Job >>
Scan the records below. List lines holding "matplotlib".

***** Dataset rows

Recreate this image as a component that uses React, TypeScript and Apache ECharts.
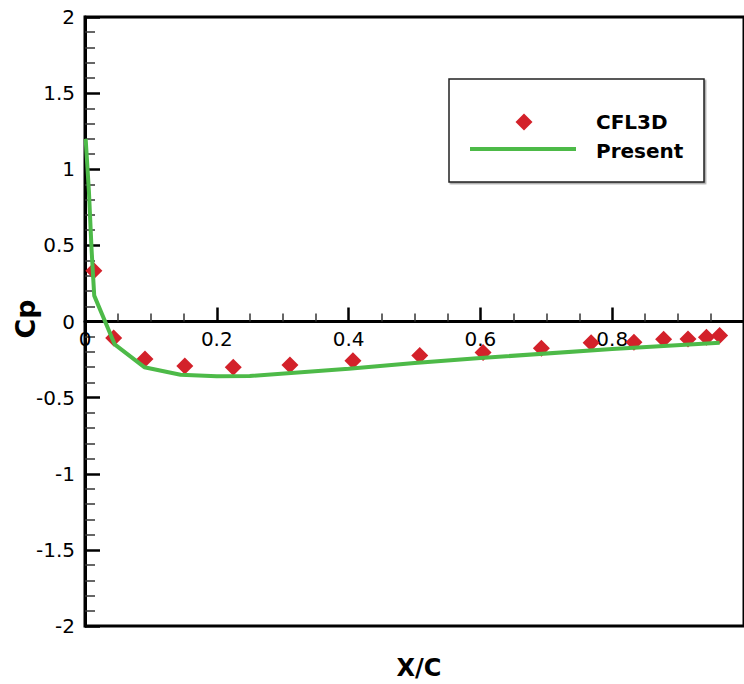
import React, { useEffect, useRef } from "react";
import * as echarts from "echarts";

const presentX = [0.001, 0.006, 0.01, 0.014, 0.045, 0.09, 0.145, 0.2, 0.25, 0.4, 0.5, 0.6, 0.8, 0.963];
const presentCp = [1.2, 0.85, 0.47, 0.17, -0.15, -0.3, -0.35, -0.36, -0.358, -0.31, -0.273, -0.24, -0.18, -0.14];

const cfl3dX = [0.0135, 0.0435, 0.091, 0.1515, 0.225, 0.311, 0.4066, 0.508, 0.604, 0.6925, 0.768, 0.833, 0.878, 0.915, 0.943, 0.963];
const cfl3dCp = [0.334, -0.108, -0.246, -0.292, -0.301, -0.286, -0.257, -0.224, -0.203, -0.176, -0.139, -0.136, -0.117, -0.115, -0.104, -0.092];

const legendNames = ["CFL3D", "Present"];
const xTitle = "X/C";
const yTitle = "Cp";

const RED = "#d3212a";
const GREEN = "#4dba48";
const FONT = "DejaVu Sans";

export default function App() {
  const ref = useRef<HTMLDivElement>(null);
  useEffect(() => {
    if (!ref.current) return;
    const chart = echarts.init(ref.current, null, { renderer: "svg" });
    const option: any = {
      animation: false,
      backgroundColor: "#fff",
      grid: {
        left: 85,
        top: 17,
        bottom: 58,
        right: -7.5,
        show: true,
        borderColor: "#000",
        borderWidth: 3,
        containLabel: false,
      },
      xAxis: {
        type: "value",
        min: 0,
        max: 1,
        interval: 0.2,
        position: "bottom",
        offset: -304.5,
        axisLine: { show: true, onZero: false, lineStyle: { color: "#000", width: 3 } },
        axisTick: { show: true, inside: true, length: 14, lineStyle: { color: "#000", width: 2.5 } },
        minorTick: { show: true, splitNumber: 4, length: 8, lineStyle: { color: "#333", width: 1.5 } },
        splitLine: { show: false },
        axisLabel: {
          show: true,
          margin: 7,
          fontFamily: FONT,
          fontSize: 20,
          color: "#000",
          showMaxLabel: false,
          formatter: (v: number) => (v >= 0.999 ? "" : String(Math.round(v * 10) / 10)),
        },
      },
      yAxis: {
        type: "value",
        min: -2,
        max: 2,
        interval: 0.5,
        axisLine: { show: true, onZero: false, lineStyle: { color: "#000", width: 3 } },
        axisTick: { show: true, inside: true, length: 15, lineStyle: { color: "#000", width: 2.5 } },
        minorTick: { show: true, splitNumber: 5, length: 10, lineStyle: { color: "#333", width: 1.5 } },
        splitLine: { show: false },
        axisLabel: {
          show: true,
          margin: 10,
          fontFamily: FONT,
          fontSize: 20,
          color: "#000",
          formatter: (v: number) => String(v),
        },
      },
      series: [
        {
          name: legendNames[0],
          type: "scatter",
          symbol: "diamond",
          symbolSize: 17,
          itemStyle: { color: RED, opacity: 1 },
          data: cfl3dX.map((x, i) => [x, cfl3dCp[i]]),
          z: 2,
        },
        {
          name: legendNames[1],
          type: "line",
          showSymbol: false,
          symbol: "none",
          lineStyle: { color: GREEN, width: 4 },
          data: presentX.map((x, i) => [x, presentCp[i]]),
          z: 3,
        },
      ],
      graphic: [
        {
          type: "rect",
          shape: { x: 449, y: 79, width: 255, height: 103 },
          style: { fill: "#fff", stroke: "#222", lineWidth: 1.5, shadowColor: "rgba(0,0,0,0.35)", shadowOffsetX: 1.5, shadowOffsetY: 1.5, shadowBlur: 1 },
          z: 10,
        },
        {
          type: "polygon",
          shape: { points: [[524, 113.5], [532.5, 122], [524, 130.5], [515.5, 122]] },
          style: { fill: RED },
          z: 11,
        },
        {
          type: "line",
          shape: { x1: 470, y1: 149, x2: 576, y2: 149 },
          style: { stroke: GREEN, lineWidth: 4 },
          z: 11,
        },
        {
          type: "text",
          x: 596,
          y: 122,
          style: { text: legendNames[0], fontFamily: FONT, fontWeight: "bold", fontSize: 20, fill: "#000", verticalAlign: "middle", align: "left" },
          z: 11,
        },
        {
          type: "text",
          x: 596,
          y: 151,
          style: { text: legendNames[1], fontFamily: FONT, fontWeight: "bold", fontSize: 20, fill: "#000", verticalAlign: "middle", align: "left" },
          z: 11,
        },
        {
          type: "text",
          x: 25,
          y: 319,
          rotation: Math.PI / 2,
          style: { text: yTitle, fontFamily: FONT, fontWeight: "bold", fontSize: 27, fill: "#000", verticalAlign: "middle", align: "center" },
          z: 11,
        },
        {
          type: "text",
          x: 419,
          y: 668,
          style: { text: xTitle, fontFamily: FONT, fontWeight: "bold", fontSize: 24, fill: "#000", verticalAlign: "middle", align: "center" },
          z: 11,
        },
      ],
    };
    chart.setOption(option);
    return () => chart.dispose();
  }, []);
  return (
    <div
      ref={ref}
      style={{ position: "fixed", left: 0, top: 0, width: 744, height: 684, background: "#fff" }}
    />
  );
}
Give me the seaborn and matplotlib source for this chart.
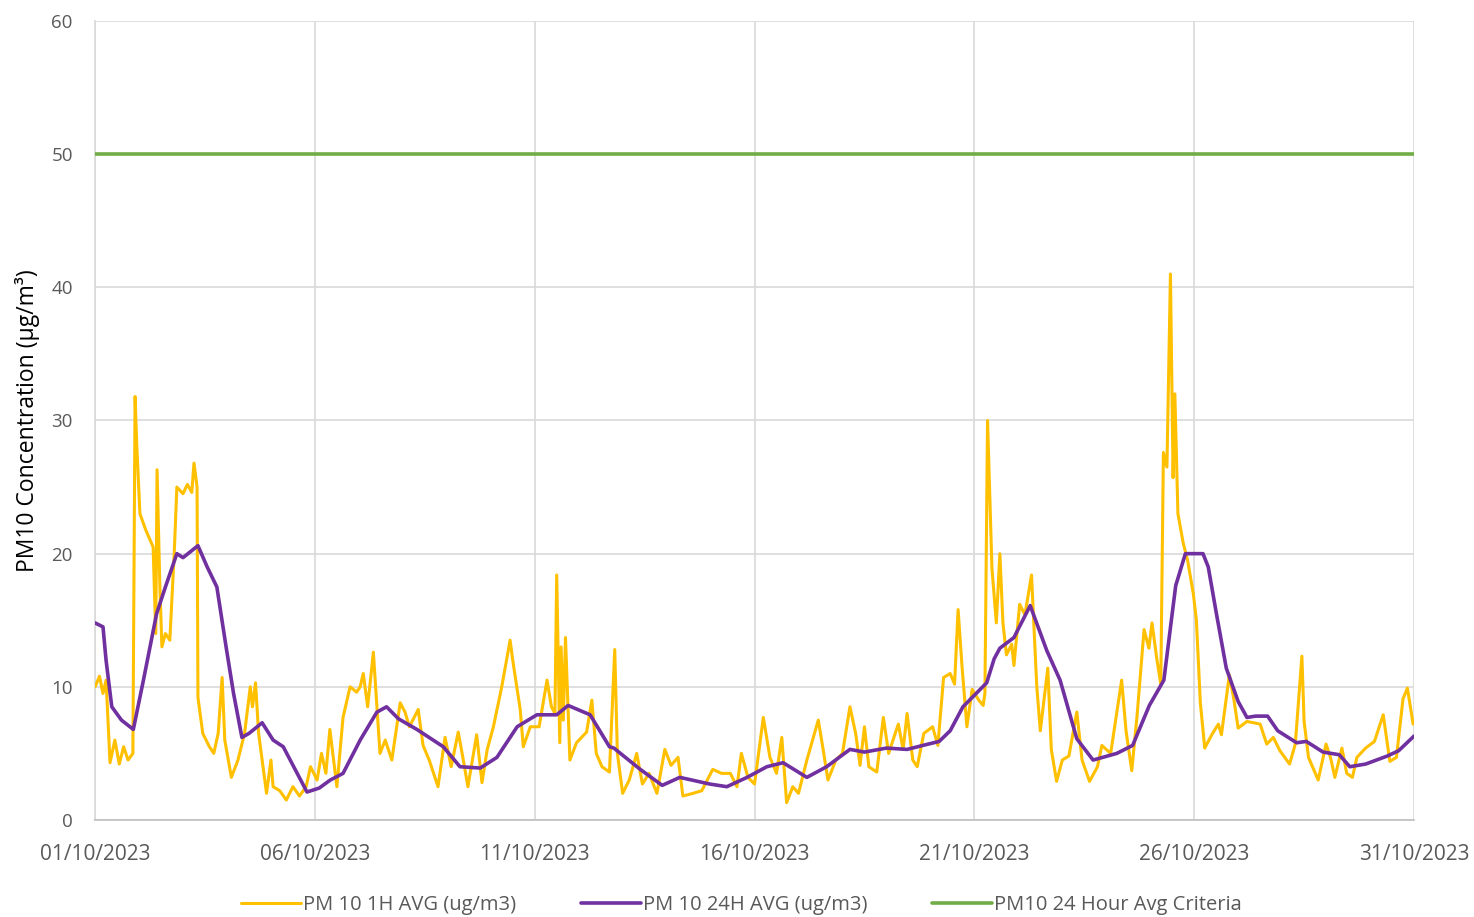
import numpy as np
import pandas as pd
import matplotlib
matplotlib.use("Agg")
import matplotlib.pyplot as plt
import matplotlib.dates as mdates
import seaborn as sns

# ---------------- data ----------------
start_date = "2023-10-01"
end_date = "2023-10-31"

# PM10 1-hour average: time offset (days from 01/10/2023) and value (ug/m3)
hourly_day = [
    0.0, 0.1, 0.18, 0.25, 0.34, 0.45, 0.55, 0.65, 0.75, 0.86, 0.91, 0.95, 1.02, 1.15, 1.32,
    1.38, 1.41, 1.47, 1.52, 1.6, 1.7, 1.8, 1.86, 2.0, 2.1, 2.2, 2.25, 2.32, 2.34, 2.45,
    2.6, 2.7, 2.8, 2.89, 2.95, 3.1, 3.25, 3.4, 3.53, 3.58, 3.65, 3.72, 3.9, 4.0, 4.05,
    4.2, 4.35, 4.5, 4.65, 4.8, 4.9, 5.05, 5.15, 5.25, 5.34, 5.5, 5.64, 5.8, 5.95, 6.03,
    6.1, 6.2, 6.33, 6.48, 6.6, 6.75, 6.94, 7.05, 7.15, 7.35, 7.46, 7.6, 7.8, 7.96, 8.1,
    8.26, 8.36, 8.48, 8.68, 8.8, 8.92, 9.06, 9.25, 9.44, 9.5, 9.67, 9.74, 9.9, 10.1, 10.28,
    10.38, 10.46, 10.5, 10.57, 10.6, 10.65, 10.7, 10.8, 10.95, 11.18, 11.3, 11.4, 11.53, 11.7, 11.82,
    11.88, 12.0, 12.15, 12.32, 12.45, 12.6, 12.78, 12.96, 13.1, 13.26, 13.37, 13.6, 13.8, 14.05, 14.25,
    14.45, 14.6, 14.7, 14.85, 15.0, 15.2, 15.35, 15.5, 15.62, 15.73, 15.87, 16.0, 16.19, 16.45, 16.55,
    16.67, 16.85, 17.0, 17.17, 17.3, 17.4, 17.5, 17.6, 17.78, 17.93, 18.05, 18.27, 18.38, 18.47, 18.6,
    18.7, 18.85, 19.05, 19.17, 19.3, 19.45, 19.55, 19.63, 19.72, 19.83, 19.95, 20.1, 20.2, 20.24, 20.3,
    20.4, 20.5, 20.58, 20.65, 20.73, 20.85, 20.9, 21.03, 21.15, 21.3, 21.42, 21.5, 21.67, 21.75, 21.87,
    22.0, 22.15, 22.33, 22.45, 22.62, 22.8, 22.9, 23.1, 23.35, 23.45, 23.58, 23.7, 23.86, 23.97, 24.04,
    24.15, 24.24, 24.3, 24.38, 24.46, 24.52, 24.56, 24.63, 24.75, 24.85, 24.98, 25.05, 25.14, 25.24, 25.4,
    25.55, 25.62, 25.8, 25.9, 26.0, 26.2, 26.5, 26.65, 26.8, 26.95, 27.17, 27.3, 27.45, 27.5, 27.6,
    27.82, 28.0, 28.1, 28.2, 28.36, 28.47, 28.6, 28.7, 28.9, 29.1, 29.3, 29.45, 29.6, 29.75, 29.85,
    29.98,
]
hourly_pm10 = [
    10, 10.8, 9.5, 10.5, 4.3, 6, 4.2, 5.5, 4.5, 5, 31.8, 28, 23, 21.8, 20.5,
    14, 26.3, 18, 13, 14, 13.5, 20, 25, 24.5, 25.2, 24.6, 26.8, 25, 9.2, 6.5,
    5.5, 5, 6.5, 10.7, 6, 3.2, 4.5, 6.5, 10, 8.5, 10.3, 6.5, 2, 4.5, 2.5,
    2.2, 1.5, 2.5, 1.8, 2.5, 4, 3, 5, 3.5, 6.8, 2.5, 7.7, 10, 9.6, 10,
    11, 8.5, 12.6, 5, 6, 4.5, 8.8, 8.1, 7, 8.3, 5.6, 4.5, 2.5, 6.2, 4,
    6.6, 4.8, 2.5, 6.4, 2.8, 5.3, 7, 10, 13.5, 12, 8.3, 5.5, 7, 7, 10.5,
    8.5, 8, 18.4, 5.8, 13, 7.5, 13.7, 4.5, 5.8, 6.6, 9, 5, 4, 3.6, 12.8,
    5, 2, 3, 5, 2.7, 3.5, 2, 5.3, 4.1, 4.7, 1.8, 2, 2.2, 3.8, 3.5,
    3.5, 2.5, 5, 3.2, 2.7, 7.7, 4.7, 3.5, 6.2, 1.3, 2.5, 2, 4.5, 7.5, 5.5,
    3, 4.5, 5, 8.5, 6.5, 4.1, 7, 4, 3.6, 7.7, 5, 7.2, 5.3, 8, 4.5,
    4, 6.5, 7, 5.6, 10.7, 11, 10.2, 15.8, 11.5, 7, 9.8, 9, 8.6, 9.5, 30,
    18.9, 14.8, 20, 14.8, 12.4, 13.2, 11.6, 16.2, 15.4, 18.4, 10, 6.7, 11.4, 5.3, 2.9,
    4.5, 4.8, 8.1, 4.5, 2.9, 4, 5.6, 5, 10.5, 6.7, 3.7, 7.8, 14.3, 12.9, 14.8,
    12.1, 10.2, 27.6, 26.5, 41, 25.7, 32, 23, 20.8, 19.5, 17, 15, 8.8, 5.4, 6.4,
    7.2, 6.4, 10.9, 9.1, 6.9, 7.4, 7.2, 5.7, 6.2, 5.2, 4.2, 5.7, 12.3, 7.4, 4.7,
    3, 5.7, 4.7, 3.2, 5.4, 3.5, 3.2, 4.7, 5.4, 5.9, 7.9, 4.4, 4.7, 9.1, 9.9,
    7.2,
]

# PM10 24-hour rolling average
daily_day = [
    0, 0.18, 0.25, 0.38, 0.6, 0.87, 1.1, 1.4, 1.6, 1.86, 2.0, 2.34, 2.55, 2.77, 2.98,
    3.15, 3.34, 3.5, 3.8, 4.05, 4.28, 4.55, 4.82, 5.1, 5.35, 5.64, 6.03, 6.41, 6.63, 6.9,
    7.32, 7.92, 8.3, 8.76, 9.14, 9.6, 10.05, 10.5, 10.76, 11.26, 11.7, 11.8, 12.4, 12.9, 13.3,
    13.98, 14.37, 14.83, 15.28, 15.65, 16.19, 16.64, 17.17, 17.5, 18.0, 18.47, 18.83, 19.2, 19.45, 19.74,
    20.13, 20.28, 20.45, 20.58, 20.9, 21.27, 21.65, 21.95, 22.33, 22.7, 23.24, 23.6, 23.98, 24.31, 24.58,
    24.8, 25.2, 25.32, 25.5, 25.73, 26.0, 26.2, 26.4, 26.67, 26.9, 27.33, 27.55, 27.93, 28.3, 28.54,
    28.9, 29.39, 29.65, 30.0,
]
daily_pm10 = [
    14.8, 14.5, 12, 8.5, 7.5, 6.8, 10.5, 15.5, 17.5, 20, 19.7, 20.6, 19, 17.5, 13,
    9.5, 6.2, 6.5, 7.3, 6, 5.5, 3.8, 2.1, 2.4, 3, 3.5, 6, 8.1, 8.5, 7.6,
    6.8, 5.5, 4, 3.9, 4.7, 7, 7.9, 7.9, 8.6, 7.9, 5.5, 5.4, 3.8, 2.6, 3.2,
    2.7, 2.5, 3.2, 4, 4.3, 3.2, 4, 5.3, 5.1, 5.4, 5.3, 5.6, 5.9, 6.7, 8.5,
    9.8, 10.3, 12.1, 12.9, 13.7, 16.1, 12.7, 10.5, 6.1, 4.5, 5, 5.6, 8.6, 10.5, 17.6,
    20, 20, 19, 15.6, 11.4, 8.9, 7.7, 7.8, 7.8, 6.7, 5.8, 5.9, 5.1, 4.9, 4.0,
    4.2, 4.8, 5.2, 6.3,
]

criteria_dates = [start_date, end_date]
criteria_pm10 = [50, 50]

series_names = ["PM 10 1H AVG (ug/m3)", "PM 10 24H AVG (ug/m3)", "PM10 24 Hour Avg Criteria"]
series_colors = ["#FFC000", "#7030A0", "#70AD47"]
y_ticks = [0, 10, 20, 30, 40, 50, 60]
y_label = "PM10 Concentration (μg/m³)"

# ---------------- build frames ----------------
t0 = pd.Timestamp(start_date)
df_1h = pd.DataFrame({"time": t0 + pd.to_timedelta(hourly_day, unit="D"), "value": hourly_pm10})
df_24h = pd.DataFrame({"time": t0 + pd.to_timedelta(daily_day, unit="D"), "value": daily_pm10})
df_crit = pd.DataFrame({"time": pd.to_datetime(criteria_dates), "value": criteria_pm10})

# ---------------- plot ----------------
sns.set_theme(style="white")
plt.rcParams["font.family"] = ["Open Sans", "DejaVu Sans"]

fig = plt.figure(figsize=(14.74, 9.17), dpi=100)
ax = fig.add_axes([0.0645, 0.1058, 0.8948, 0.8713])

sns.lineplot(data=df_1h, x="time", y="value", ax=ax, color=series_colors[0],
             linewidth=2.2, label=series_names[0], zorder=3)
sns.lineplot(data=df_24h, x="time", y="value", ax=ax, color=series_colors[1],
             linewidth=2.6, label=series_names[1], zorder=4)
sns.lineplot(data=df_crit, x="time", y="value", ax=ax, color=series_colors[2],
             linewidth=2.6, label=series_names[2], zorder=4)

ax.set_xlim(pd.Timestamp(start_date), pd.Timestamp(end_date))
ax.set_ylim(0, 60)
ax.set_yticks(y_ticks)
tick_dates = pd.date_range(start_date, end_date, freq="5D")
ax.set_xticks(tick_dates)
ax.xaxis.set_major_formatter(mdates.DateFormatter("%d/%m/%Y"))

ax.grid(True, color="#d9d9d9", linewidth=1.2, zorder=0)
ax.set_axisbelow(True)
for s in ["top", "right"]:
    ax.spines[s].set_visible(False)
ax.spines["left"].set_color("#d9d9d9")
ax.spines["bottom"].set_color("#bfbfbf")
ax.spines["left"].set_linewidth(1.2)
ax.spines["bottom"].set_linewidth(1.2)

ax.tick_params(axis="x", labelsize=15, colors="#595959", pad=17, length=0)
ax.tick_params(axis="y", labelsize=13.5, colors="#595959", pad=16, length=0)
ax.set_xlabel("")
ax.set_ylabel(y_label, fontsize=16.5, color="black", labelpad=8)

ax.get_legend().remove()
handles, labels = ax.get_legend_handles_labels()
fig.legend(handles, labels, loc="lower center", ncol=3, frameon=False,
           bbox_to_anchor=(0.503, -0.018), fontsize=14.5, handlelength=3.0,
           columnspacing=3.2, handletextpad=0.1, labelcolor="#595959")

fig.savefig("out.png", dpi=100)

**********

Finished exercise >>
Give me the seaborn and matplotlib source for this chart.
import matplotlib
matplotlib.use("Agg")
import matplotlib.pyplot as plt
import matplotlib.dates as mdates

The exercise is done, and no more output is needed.